Through Wednesday, Trevino led the Indians in games played (19), hits (24), doubles (six) and homers (three) while hitting .308 with 12 RBIs.

Trevino, 21 years old, helped lead John Paul II High School in Corpus Christi, Texas, to state titles in 2010 and 2011. He tied the Texas state record with 25 homers in 2011, hitting the 25th during a five-inning playoff game in which he pitched his second perfect game.

“They have it on YouTube or something like that,” Trevino said. “Everybody is always like, ‘Hey, you’re that guy.’ ”

Trevino played baseball at Oral Roberts University for three seasons, selecting the Tulsa, Oklahoma, college over Oklahoma State, Texas Christian, Oklahoma and Missouri.

Trevino started all 63 games for the Golden Eagles during his freshman season of 2012, leading the team in five offensive categories and tying for the home-run lead with 13. His numbers dropped during his sophomore season, when he primarily played catcher, but he had eight homers, 32 runs and 37 RBIs.

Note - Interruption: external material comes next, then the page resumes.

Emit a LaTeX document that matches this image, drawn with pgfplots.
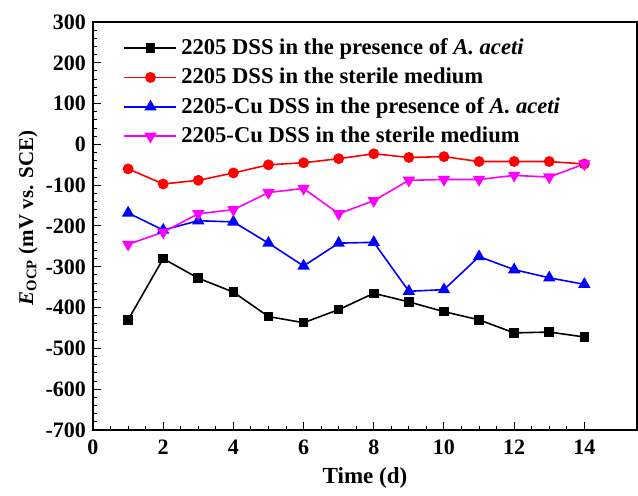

Playing shortstop this past season, he hit .359 with a team-leading 10 homers, 43 RBIs and 113 total bases. The numbers impressed the Rangers, who selected him in the sixth round of last month’s Major League Baseball draft with the 186th pick overall.

Trevino’s brother Victor was in attendance on June 22 when Jose hit his first pro homer. Victor and his girlfriend drove up from Texas with Jose’s truck.

“Victor played in college,” Trevino said. “He’s taught me a lot of things. It was good for him to see that. He’s always believed in me as I’ve gotten older.”

Trevino would like to arrange for his mother Patsy to see him play in Spokane.

“We’ll see what happens,” Trevino said. “It’s kind of expensive, but we’ll see what we can do for mom. Anything for mom, for sure.”

Trevino also has two sisters: Sarah, who lives in Alaska, and JoAnn, who is preparing for her wedding in Las Vegas.

“I’m going to miss that, but they know what I’m doing out here,” Trevino said.

Trevino, batting third in the lineup, has played a big role in the Indians’ 15-5 start.

“We just have the ability to score runs at any moment,” Trevino said. “Boom, somebody’s going to get a hit and we’re going to score a run. That’s just the way it is.”